-- Begin --
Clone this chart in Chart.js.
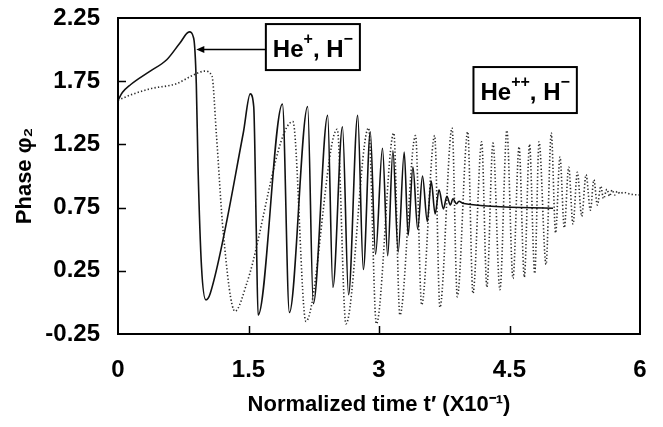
<!DOCTYPE html>
<html>
<head>
<meta charset="utf-8">
<script src="https://cdn.jsdelivr.net/npm/chart.js@4.4.0/dist/chart.umd.min.js"></script>
<style>
  html, body { margin: 0; padding: 0; background: #fff; }
</style>
</head>
<body>
<canvas id="phase-chart" width="663" height="427"></canvas>
<script>
// He+, H- (solid line): normalized time and phase
const solidTime = [0, 0.05, 0.14, 0.37, 0.56, 0.71, 0.82, 0.87, 0.90, 0.92,
  0.96, 1.01, 1.06, 1.44, 1.52, 1.56, 1.59, 1.61, 1.89, 1.97,
  2.18, 2.245, 2.41, 2.47, 2.58, 2.65, 2.755, 2.82, 2.90, 2.96,
  3.04, 3.10, 3.16, 3.22, 3.29, 3.335, 3.39, 3.445, 3.50, 3.555,
  3.60, 3.645, 3.69, 3.74, 3.78, 3.82, 3.85, 3.89, 3.92, 3.96, 5.0];
const solidPhase = [1.60, 1.66, 1.72, 1.83, 1.92, 2.05, 2.14, 2.09, 1.73, 1.07,
  0.28, 0.02, 0.07, 1.34, 1.65, 1.55, 0.55, -0.10, 1.57, -0.08,
  1.55, -0.01, 1.48, 0.12, 1.39, 0.06, 1.48, 0.26, 1.35, 0.38,
  1.22, 0.37, 1.20, 0.40, 1.19, 0.53, 1.07, 0.58, 1.00, 0.64,
  0.96, 0.70, 0.89, 0.74, 0.84, 0.77, 0.82, 0.78, 0.80, 0.785, 0.745];

// He++, H- (dotted line)
const dottedTime = [0, 0.14, 0.37, 0.67, 0.87, 1.00, 1.08, 1.13, 1.21, 1.345,
  1.48, 2.01, 2.16, 2.52, 2.62, 2.88, 2.97, 3.17, 3.24, 3.42,
  3.49, 3.64, 3.70, 3.84, 3.90, 4.02, 4.08, 4.18, 4.24, 4.31,
  4.39, 4.47, 4.54, 4.61, 4.67, 4.73, 4.79, 4.84, 4.92, 4.98,
  5.03, 5.08, 5.13, 5.18, 5.23, 5.28, 5.33, 5.38, 5.43, 5.47,
  5.51, 5.55, 5.58, 5.62, 5.65, 5.68, 5.71, 5.74, 5.77, 5.81, 5.90, 6.0];
const dottedPhase = [1.60, 1.64, 1.69, 1.73, 1.80, 1.83, 1.79, 1.34, 0.55, -0.07,
  0.15, 1.43, -0.15, 1.37, -0.17, 1.38, -0.17, 1.34, -0.10, 1.32,
  -0.02, 1.32, -0.04, 1.38, 0.045, 1.35, 0.07, 1.27, 0.12, 1.26,
  0.10, 1.36, 0.19, 1.23, 0.20, 1.25, 0.23, 1.27, 0.30, 1.34,
  0.55, 1.15, 0.59, 1.07, 0.62, 1.03, 0.68, 1.01, 0.73, 0.97,
  0.77, 0.92, 0.82, 0.895, 0.84, 0.89, 0.85, 0.88, 0.86, 0.87, 0.855, 0.85];

// Axis ticks
const xTickValues = [0, 1.5, 3, 4.5, 6];
const xTickLabels = ['0', '1.5', '3', '4.5', '6'];
const yTickValues = [-0.25, 0.25, 0.75, 1.25, 1.75, 2.25];
const yTickLabels = ['-0.25', '0.25', '0.75', '1.25', '1.75', '2.25'];

const FONT = '"Liberation Sans", Arial, Helvetica, sans-serif';

function toPoints(xs, ys) {
  return xs.map((x, i) => ({ x: x, y: ys[i] }));
}

// draws a boxed label like "He+, H-" with raised superscripts
function drawTag(ctx, cx, cy, parts) {
  const big = 'bold 24px ' + FONT;
  const small = 'bold 16px ' + FONT;
  let total = 0;
  parts.forEach(p => {
    ctx.font = p.sup ? small : big;
    p.w = ctx.measureText(p.text).width;
    total += p.w;
  });
  const boxW = total + 14;
  const boxH = 46;
  ctx.lineWidth = 2;
  ctx.strokeStyle = '#000';
  ctx.fillStyle = '#fff';
  ctx.fillRect(cx - boxW / 2, cy - boxH / 2, boxW, boxH);
  ctx.strokeRect(cx - boxW / 2, cy - boxH / 2, boxW, boxH);
  ctx.fillStyle = '#000';
  ctx.textBaseline = 'alphabetic';
  ctx.textAlign = 'left';
  let x = cx - total / 2;
  parts.forEach(p => {
    ctx.font = p.sup ? small : big;
    ctx.fillText(p.text, x, p.sup ? cy - 3 : cy + 10);
    x += p.w;
  });
  return { left: cx - boxW / 2 };
}

const framePlugin = {
  id: 'framePlugin',
  afterDatasetsDraw(chart) {
    const { ctx, chartArea: a, scales } = chart;
    const xs = scales.x, ys = scales.y;
    ctx.save();
    ctx.strokeStyle = '#000';
    ctx.lineWidth = 2;
    ctx.strokeRect(a.left, a.top, a.right - a.left, a.bottom - a.top);

    // inward tick marks
    ctx.lineWidth = 1.5;
    ctx.beginPath();
    yTickValues.slice(1, -1).forEach(v => {
      const py = Math.round(ys.getPixelForValue(v)) + 0.5;
      ctx.moveTo(a.left, py);
      ctx.lineTo(a.left + 8, py);
    });
    xTickValues.slice(1, -1).forEach(v => {
      const px = Math.round(xs.getPixelForValue(v)) + 0.5;
      ctx.moveTo(px, a.bottom);
      ctx.lineTo(px, a.bottom - 8);
    });
    ctx.stroke();

    // He+, H- label with arrow to the solid curve
    const t1 = drawTag(ctx, xs.getPixelForValue(2.24), ys.getPixelForValue(2.02), [
      { text: 'He' }, { text: '+', sup: true }, { text: ', H' }, { text: '\u2212', sup: true }
    ]);
    const ay = ys.getPixelForValue(2.0);
    const tipX = xs.getPixelForValue(0.9);
    ctx.lineWidth = 1.5;
    ctx.beginPath();
    ctx.moveTo(t1.left, ay);
    ctx.lineTo(tipX + 6, ay);
    ctx.stroke();
    ctx.beginPath();
    ctx.moveTo(tipX, ay);
    ctx.lineTo(tipX + 8, ay - 3.5);
    ctx.lineTo(tipX + 8, ay + 3.5);
    ctx.closePath();
    ctx.fill();

    drawTag(ctx, xs.getPixelForValue(4.68), ys.getPixelForValue(1.68), [
      { text: 'He' }, { text: '++', sup: true }, { text: ', H' }, { text: '\u2212', sup: true }
    ]);
    ctx.restore();
  }
};

const ctx = document.getElementById('phase-chart').getContext('2d');
const chart = new Chart(ctx, {
  type: 'line',
  data: {
    datasets: [{
      label: 'He+, H-',
      data: toPoints(solidTime, solidPhase),
      borderColor: '#111',
      borderWidth: 1.6,
      pointRadius: 0,
      cubicInterpolationMode: 'monotone',
      fill: false
    }, {
      label: 'He++, H-',
      data: toPoints(dottedTime, dottedPhase),
      borderColor: '#2a2a2a',
      borderWidth: 1.6,
      borderDash: [1.3, 2.2],
      pointRadius: 0,
      cubicInterpolationMode: 'monotone',
      fill: false
    }]
  },
  options: {
    responsive: false,
    animation: false,
    devicePixelRatio: 1,
    layout: { padding: { top: 18, right: 23, bottom: 0, left: 0 } },
    plugins: {
      legend: { display: false },
      tooltip: { enabled: false }
    },
    scales: {
      x: {
        type: 'linear',
        min: 0,
        max: 6,
        afterBuildTicks: s => { s.ticks = xTickValues.map(v => ({ value: v })); },
        afterFit: s => { s.height = 93; s.paddingLeft = 0; s.paddingRight = 0; },
        grid: { display: false, drawTicks: false },
        border: { display: false },
        ticks: {
          padding: 22,
          color: '#000',
          font: { family: FONT, size: 24, weight: 'bold' },
          maxRotation: 0,
          callback: (v) => xTickLabels[xTickValues.indexOf(v)]
        },
        title: {
          display: true,
          text: 'Normalized time t\u2032 (X10\u207B\u00B9)',
          color: '#000',
          font: { family: FONT, size: 22, weight: 'bold' },
          padding: { top: 0, bottom: 9 }
        }
      },
      y: {
        min: -0.25,
        max: 2.25,
        afterBuildTicks: s => { s.ticks = yTickValues.map(v => ({ value: v })); },
        afterFit: s => { s.width = 118; s.paddingTop = 0; s.paddingBottom = 0; },
        grid: { display: false, drawTicks: false },
        border: { display: false },
        ticks: {
          padding: 18,
          color: '#000',
          font: { family: FONT, size: 24, weight: 'bold' },
          callback: (v) => yTickLabels[yTickValues.indexOf(v)]
        },
        title: {
          display: true,
          text: 'Phase \u03C6\u2082',
          color: '#000',
          font: { family: FONT, size: 22, weight: 'bold' },
          padding: { top: 12, bottom: 0 }
        }
      }
    }
  },
  plugins: [framePlugin]
});
</script>
</body>
</html>
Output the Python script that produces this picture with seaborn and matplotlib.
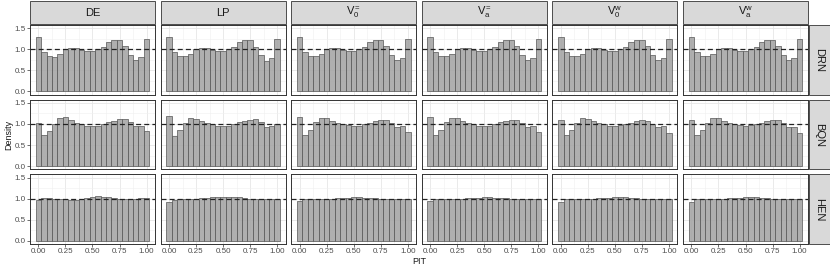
import pandas as pd
import matplotlib
matplotlib.use("Agg")
import matplotlib.pyplot as plt
from matplotlib.patches import Rectangle
from matplotlib.ticker import MultipleLocator
import seaborn as sns

# bin centres of the PIT histogram (binwidth 0.05)
pit_bins = [0.00, 0.05, 0.10, 0.15, 0.20, 0.25, 0.30, 0.35, 0.40, 0.45, 0.50,
            0.55, 0.60, 0.65, 0.70, 0.75, 0.80, 0.85, 0.90, 0.95, 1.00]

methods = ["DE", "LP", "V0=", "Va=", "V0w", "Vaw"]
method_labels = ["DE", "LP", r"$\mathrm{V}_0^{=}$", r"$\mathrm{V}_a^{=}$",
                 r"$\mathrm{V}_0^{w}$", r"$\mathrm{V}_a^{w}$"]
models = ["DRN", "BQN", "HEN"]

# densities
drn_de = [1.29, 0.94, 0.84, 0.82, 0.89, 1.01, 1.03, 1.02, 0.99, 0.95, 0.95,
          1.01, 1.05, 1.16, 1.22, 1.22, 1.07, 0.87, 0.74, 0.81, 1.24]
drn_lp = [1.28, 0.94, 0.84, 0.83, 0.89, 1.00, 1.03, 1.02, 0.99, 0.95, 0.95,
          1.00, 1.06, 1.16, 1.22, 1.21, 1.06, 0.87, 0.73, 0.80, 1.24]
drn_v0e = [1.29, 0.94, 0.84, 0.83, 0.89, 1.00, 1.03, 1.03, 0.99, 0.95, 0.95,
           1.00, 1.06, 1.16, 1.22, 1.21, 1.07, 0.87, 0.74, 0.80, 1.24]
drn_vae = [1.29, 0.94, 0.84, 0.83, 0.89, 1.00, 1.03, 1.03, 0.99, 0.95, 0.95,
           1.00, 1.06, 1.16, 1.22, 1.21, 1.07, 0.87, 0.74, 0.80, 1.24]
drn_v0w = [1.29, 0.94, 0.84, 0.83, 0.89, 1.00, 1.03, 1.03, 0.99, 0.95, 0.95,
           1.00, 1.06, 1.16, 1.22, 1.21, 1.07, 0.87, 0.74, 0.80, 1.24]
drn_vaw = [1.29, 0.94, 0.84, 0.83, 0.89, 1.00, 1.03, 1.03, 0.99, 0.95, 0.95,
           1.00, 1.06, 1.16, 1.22, 1.21, 1.07, 0.87, 0.74, 0.80, 1.24]

bqn_de = [1.03, 0.73, 0.84, 1.00, 1.14, 1.16, 1.09, 1.03, 1.00, 0.96, 0.95,
          0.96, 1.00, 1.05, 1.08, 1.12, 1.11, 1.05, 0.95, 0.95, 0.84]
bqn_lp = [1.19, 0.71, 0.86, 1.03, 1.13, 1.12, 1.08, 1.02, 1.01, 0.96, 0.94,
          0.96, 1.00, 1.04, 1.07, 1.10, 1.11, 1.04, 0.93, 0.95, 1.00]
bqn_v0e = [1.16, 0.74, 0.86, 1.05, 1.15, 1.13, 1.08, 1.03, 1.01, 0.97, 0.95,
           0.95, 0.99, 1.03, 1.07, 1.10, 1.09, 1.02, 0.92, 0.95, 0.82]
bqn_vae = [1.16, 0.74, 0.86, 1.05, 1.15, 1.14, 1.08, 1.02, 1.01, 0.96, 0.95,
           0.96, 1.00, 1.04, 1.08, 1.10, 1.10, 1.02, 0.92, 0.95, 0.82]
bqn_v0w = [1.10, 0.74, 0.86, 1.03, 1.14, 1.12, 1.06, 1.02, 1.00, 0.96, 0.95,
           0.97, 1.00, 1.02, 1.06, 1.09, 1.08, 1.00, 0.92, 0.95, 0.79]
bqn_vaw = [1.09, 0.74, 0.85, 1.02, 1.13, 1.13, 1.07, 1.02, 1.00, 0.97, 0.96,
           0.98, 1.00, 1.03, 1.07, 1.09, 1.09, 1.02, 0.92, 0.93, 0.78]

hen_de = [0.97, 1.01, 1.01, 1.00, 0.99, 1.00, 0.96, 0.98, 1.00, 1.01, 1.04,
          1.06, 1.03, 1.03, 1.01, 1.00, 0.99, 1.00, 0.99, 1.01, 1.01]
hen_lp = [0.92, 0.98, 0.99, 1.00, 1.00, 1.00, 1.01, 1.02, 1.03, 1.04, 1.05,
          1.05, 1.04, 1.03, 1.01, 1.00, 1.00, 1.00, 0.99, 1.00, 1.00]
hen_v0e = [0.94, 0.99, 1.00, 1.00, 1.00, 1.00, 1.00, 1.01, 1.01, 1.02, 1.03,
           1.03, 1.02, 1.01, 1.01, 1.00, 1.00, 1.00, 0.99, 1.00, 1.00]
hen_vae = [0.94, 0.99, 1.00, 1.00, 1.00, 1.00, 1.00, 1.01, 1.01, 1.02, 1.03,
           1.03, 1.02, 1.01, 1.01, 1.00, 1.00, 1.00, 0.99, 1.00, 1.00]
hen_v0w = [0.93, 0.99, 1.00, 1.00, 1.00, 1.00, 1.00, 1.01, 1.02, 1.02, 1.03,
           1.04, 1.03, 1.02, 1.01, 1.00, 1.00, 1.00, 0.99, 1.00, 1.00]
hen_vaw = [0.93, 0.99, 1.00, 1.00, 1.00, 1.00, 1.00, 1.01, 1.02, 1.02, 1.03,
           1.04, 1.03, 1.02, 1.01, 1.00, 1.00, 1.00, 0.99, 1.00, 1.00]

series = {
    "DRN": [drn_de, drn_lp, drn_v0e, drn_vae, drn_v0w, drn_vaw],
    "BQN": [bqn_de, bqn_lp, bqn_v0e, bqn_vae, bqn_v0w, bqn_vaw],
    "HEN": [hen_de, hen_lp, hen_v0e, hen_vae, hen_v0w, hen_vaw],
}

rows = []
for model in models:
    for method, vals in zip(methods, series[model]):
        for p, d in zip(pit_bins, vals):
            rows.append({"model": model, "method": method, "pit": p, "density": d})
df = pd.DataFrame(rows)

sns.set_theme(style="white")
plt.rcParams["font.family"] = ["Liberation Sans", "DejaVu Sans"]
plt.rcParams["mathtext.fontset"] = "custom"
plt.rcParams["mathtext.rm"] = "Liberation Sans"
plt.rcParams["mathtext.it"] = "Liberation Sans"

g = sns.FacetGrid(df, row="model", col="method", row_order=models,
                  col_order=methods, sharex=True, sharey=True,
                  height=1, aspect=1.5, despine=False)
# one bin per centre, width 0.05
g.map_dataframe(sns.histplot, x="pit", weights="density", stat="count",
                bins=len(pit_bins), binrange=(-0.025, 1.025),
                color="#a6a6a6", alpha=0.9, edgecolor="#555555", linewidth=0.5)

fig = g.figure
W, H = 830, 269
fig.set_size_inches(W / 100, H / 100)
fig.subplots_adjust(left=30 / W, right=808 / W, top=1 - 25 / H,
                    bottom=1 - 244 / H, wspace=0.045, hspace=0.075)
g.set_titles("")
g.set_axis_labels("", "")

for i, model in enumerate(models):
    for j, method in enumerate(methods):
        ax = g.axes[i, j]
        ax.set_xlim(-0.0775, 1.0775)
        ax.set_ylim(-0.075, 1.575)
        ax.axhline(1, color="#222222", ls=(0, (4, 2.5)), lw=0.9, zorder=5)
        ax.xaxis.set_major_locator(MultipleLocator(0.25))
        ax.xaxis.set_minor_locator(MultipleLocator(0.125))
        ax.yaxis.set_major_locator(MultipleLocator(0.5))
        ax.yaxis.set_minor_locator(MultipleLocator(0.25))
        ax.grid(which="major", color="#e6e6e6", lw=0.6)
        ax.grid(which="minor", color="#f0f0f0", lw=0.4)
        ax.set_axisbelow(True)
        for s in ax.spines.values():
            s.set_color("#333333")
            s.set_linewidth(0.7)
        ax.tick_params(which="major", length=2, width=0.5, color="#333333",
                       labelsize=5.8, labelcolor="#4d4d4d", pad=1,
                       bottom=(i == 2), left=(j == 0))
        ax.tick_params(which="minor", length=0)
        ax.set_xticks([0, 0.25, 0.5, 0.75, 1.0])
        ax.set_xticklabels(["0.00", "0.25", "0.50", "0.75", "1.00"])
        ax.set_yticks([0, 0.5, 1.0, 1.5])
        ax.set_yticklabels(["0.0", "0.5", "1.0", "1.5"])
        ax.set_xlabel("")
        ax.set_ylabel("")

        pos = ax.get_position()
        pw, ph = pos.width * W, pos.height * H
        if i == 0:
            sh = 23 / ph
            ax.add_patch(Rectangle((0, 1 + 1 / ph), 1, sh, transform=ax.transAxes,
                                   clip_on=False, facecolor="#d9d9d9",
                                   edgecolor="#333333", lw=0.6))
            ax.text(0.5, 1 + 1 / ph + sh / 2, method_labels[j], transform=ax.transAxes,
                    ha="center", va="center", fontsize=8, color="#1a1a1a")
        if j == len(methods) - 1:
            sw = 20.5 / pw
            ax.add_patch(Rectangle((1 + 1 / pw, 0), sw, 1, transform=ax.transAxes,
                                   clip_on=False, facecolor="#d9d9d9",
                                   edgecolor="#333333", lw=0.6))
            ax.text(1 + 1 / pw + sw / 2, 0.5, model, transform=ax.transAxes,
                    ha="center", va="center", rotation=-90, fontsize=8,
                    color="#1a1a1a")

fig.text((30 + 808) / 2 / W, 1 - 262 / H, "PIT", ha="center", va="center",
         fontsize=6.5, color="#1a1a1a")
fig.text(9 / W, 1 - (25 + 244) / 2 / H, "Density", ha="center", va="center",
         rotation=90, fontsize=6.5, color="#1a1a1a")

fig.savefig("out.png", dpi=100)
-- End --
To do
Each line in the entries above that includes the string "seaborn" should be extracted.

Expected answer
Output the Python script that produces this picture with seaborn and matplotlib.
import seaborn as sns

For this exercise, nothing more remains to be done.